Beyond these steps, the industry must continue to invest in homegrown capabilities. This means training more AI and cloud engineers, fostering startups in low-code and cybersecurity, and engaging in public‑private partnerships. Encouragingly, initiatives such as the India Stack and the Open Network for Digital Commerce (ONDC) have shown that India can build large-scale digital public goods with openness and sovereignty in mind. We should view those successes as templates for sovereign cloud development, too.

Looking Ahead: Owning India’s AI Future

India’s leadership in DPI has already set a global example, but true digital autonomy will be achieved only when our core infrastructure is India-owned. We face a critical choice: continue to rely on foreign cloud providers and chip imports, or accelerate a make-in-India cloud strategy. Today’s decisions will determine who owns the future of Indian AI.

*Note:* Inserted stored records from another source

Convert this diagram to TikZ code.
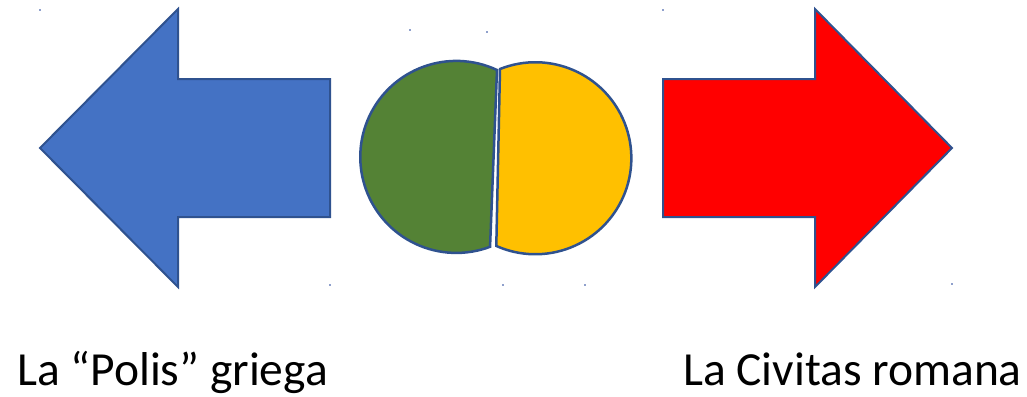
\documentclass[tikz,border=0pt]{standalone}
\usepackage{fontspec}
\setmainfont{Carlito}
\definecolor{officeblue}{HTML}{4472C4}
\definecolor{edgeblue}{HTML}{2F528F}
\definecolor{leafgreen}{HTML}{548235}
\definecolor{goldyellow}{HTML}{FFC000}
\definecolor{dotgrey}{HTML}{8FA0CC}
\begin{document}
\begin{tikzpicture}[x=1pt,y=-1pt,
  figureshape/.style={draw=edgeblue,line width=2pt,line join=miter},
  captiontext/.style={inner sep=0pt,font=\fontsize{47.5}{50}\selectfont},
  handlemark/.style={fill=dotgrey}]
\useasboundingbox (0,0) rectangle (1027,396);
% left arrow
\draw[figureshape,fill=officeblue] (40,148) -- (178,9) -- (178,79) -- (330,79) -- (330,217) -- (178,217) -- (178,287) -- cycle;
% right arrow
\draw[figureshape,fill=red] (952,148) -- (815,9) -- (815,79) -- (663,79) -- (663,217) -- (815,217) -- (815,287) -- cycle;
% green half
\draw[figureshape,line width=2.5pt,fill=leafgreen] (497,70) arc[start angle=-64.9,end angle=-290.6,radius=96] -- cycle;
% yellow half
\draw[figureshape,line width=2.5pt,fill=goldyellow] (500,69) arc[start angle=-111.6,end angle=114,radius=96] -- cycle;
% labels
\node[captiontext,anchor=base west] (polis) at (17,385) {La “Polis” griega};
\node[captiontext,anchor=base east] (civitas) at (1022,385) {La Civitas romana};
% tiny handle marks
\foreach \p in {(40,10),(330,285),(503,285),(585,285),(410,30),(487,32),(663,10),(952,284)}
  \fill[handlemark] \p ++(-0.8,-1.2) rectangle ++(1.6,2.4);
\end{tikzpicture}
\end{document}
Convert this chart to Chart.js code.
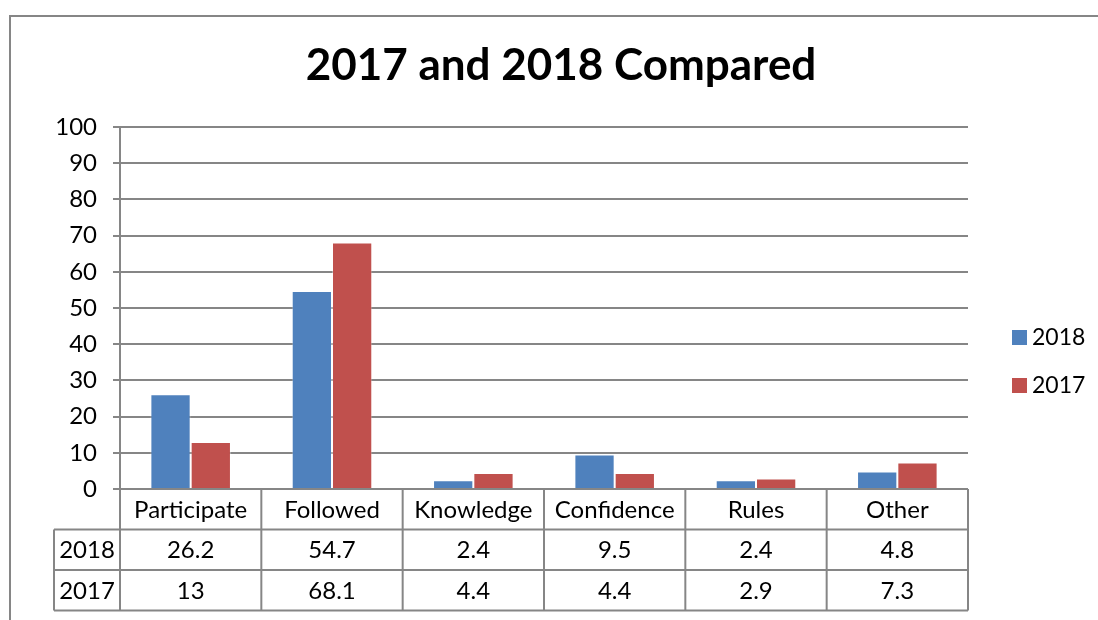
<!DOCTYPE html>
<html>
<head>
<meta charset="utf-8">
<script src="https://cdn.jsdelivr.net/npm/chart.js@4"></script>
<style>
  body { margin: 0; background: #fff; }
  #wrap { width: 1098px; height: 620px; }
</style>
</head>
<body>
<div id="wrap"><canvas id="myChart"></canvas></div>
<script>
const categories = ['Participate', 'Followed', 'Knowledge', 'Confidence', 'Rules', 'Other'];
const values2018 = [26.2, 54.7, 2.4, 9.5, 2.4, 4.8];
const values2017 = [13, 68.1, 4.4, 4.4, 2.9, 7.3];
const yTicks = [0, 10, 20, 30, 40, 50, 60, 70, 80, 90, 100];

const FONT = 'Lato, "Open Sans", sans-serif';
const GRID = '#868686';
const BLUE = '#4F81BD';
const RED = '#C0504D';

const series = [
  { label: '2018', data: values2018, color: BLUE },
  { label: '2017', data: values2017, color: RED }
];

// frame, title, legend and data table under the plot
const extras = {
  id: 'extras',
  beforeDraw(chart) {
    const c = chart.ctx;
    c.save();
    c.fillStyle = '#fff';
    c.fillRect(0, 0, chart.width, chart.height);
    c.restore();
  },
  afterDraw(chart) {
    const c = chart.ctx;
    const area = chart.chartArea;
    const xs = chart.scales.x;
    const n = categories.length;
    const w = (area.right - area.left) / n;
    c.save();

    // outer frame
    c.strokeStyle = GRID;
    c.lineWidth = 2;
    c.beginPath();
    c.moveTo(10, chart.height + 5);
    c.lineTo(10, 16);
    c.lineTo(chart.width + 5, 16);
    c.stroke();

    // title
    c.fillStyle = '#000';
    c.font = 'bold 44px ' + FONT;
    c.textAlign = 'center';
    c.textBaseline = 'middle';
    c.fillText('2017 and 2018 Compared', 561, 66);

    // legend
    c.font = '23px ' + FONT;
    c.textAlign = 'left';
    series.forEach((s, i) => {
      const y = 337 + i * 48;
      c.fillStyle = s.color;
      c.fillRect(1012, y - 7, 15, 15);
      c.fillStyle = '#000';
      c.fillText(s.label, 1032, y + 1);
    });

    // data table
    const rowH = 40.5;
    const top = area.bottom;
    const labelLeft = 54;
    c.strokeStyle = GRID;
    c.lineWidth = 2;
    c.beginPath();
    c.moveTo(labelLeft, top + rowH * 1); c.lineTo(area.right, top + rowH * 1);
    c.moveTo(labelLeft, top + rowH * 2); c.lineTo(area.right, top + rowH * 2);
    c.moveTo(labelLeft, top + rowH * 3); c.lineTo(area.right, top + rowH * 3);
    for (let i = 0; i <= n; i++) {
      const x = area.left + i * w;
      c.moveTo(x, top); c.lineTo(x, top + rowH * 3);
    }
    c.moveTo(labelLeft, top + rowH); c.lineTo(labelLeft, top + rowH * 3);
    c.stroke();

    c.fillStyle = '#000';
    c.font = '24px ' + FONT;
    c.textAlign = 'center';
    categories.forEach((cat, i) => {
      const cx = xs.getPixelForValue(i);
      c.fillText(cat, cx, top + rowH * 0.5 + 1);
      series.forEach((s, j) => {
        c.fillText(String(s.data[i]), cx, top + rowH * (1.5 + j) + 1);
      });
    });
    series.forEach((s, j) => {
      c.fillText(s.label, (labelLeft + area.left) / 2, top + rowH * (1.5 + j) + 1);
    });
    c.restore();
  }
};

const ctx = document.getElementById('myChart');

new Chart(ctx, {
  type: 'bar',
  data: {
    labels: categories,
    datasets: series.map(s => ({
      label: s.label,
      data: s.data,
      backgroundColor: s.color,
      borderColor: 'rgba(255,255,255,0.35)',
      borderWidth: 1,
      categoryPercentage: 0.57,
      barPercentage: 1.0
    }))
  },
  options: {
    responsive: true,
    maintainAspectRatio: false,
    animation: false,
    layout: {
      padding: { top: 127, right: 130, bottom: 131, left: 0 }
    },
    plugins: {
      legend: { display: false },
      title: { display: false },
      tooltip: { enabled: false }
    },
    scales: {
      x: { display: false },
      y: {
        min: 0,
        max: 100,
        afterBuildTicks(scale) {
          scale.ticks = yTicks.map(v => ({ value: v }));
        },
        afterFit(scale) {
          scale.width = 120;
        },
        ticks: {
          color: '#000',
          padding: 16,
          font: { family: FONT, size: 24 }
        },
        grid: {
          color: GRID,
          lineWidth: 2,
          tickLength: 7
        },
        border: { color: GRID, width: 2 }
      }
    }
  },
  plugins: [extras]
});
</script>
</body>
</html>
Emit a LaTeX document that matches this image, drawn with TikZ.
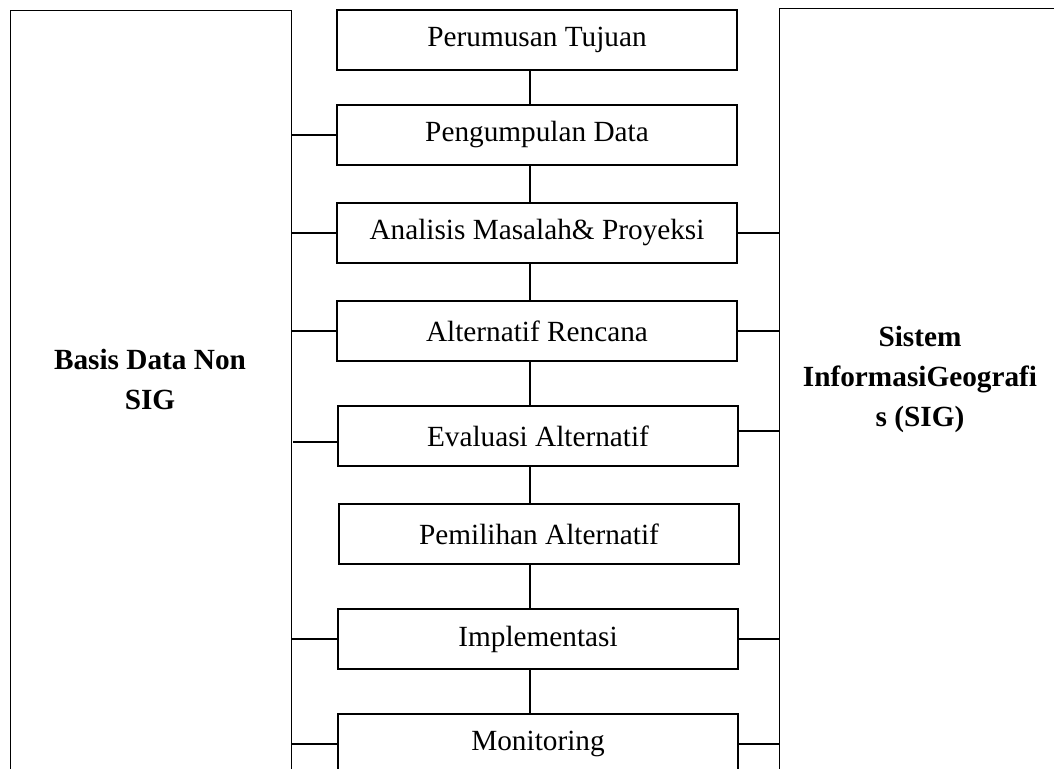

In conclusion, the synergy of sovereign cloud and DPI will be the backbone of India’s AI economy. By securing our data and computing resources domestically, we lay an India-first foundation for innovation. This is a strategic imperative that India’s tech industry needs to champion- building the trusted, self-reliant infrastructure that enables India’s AI-driven growth and ensures our digital sovereignty.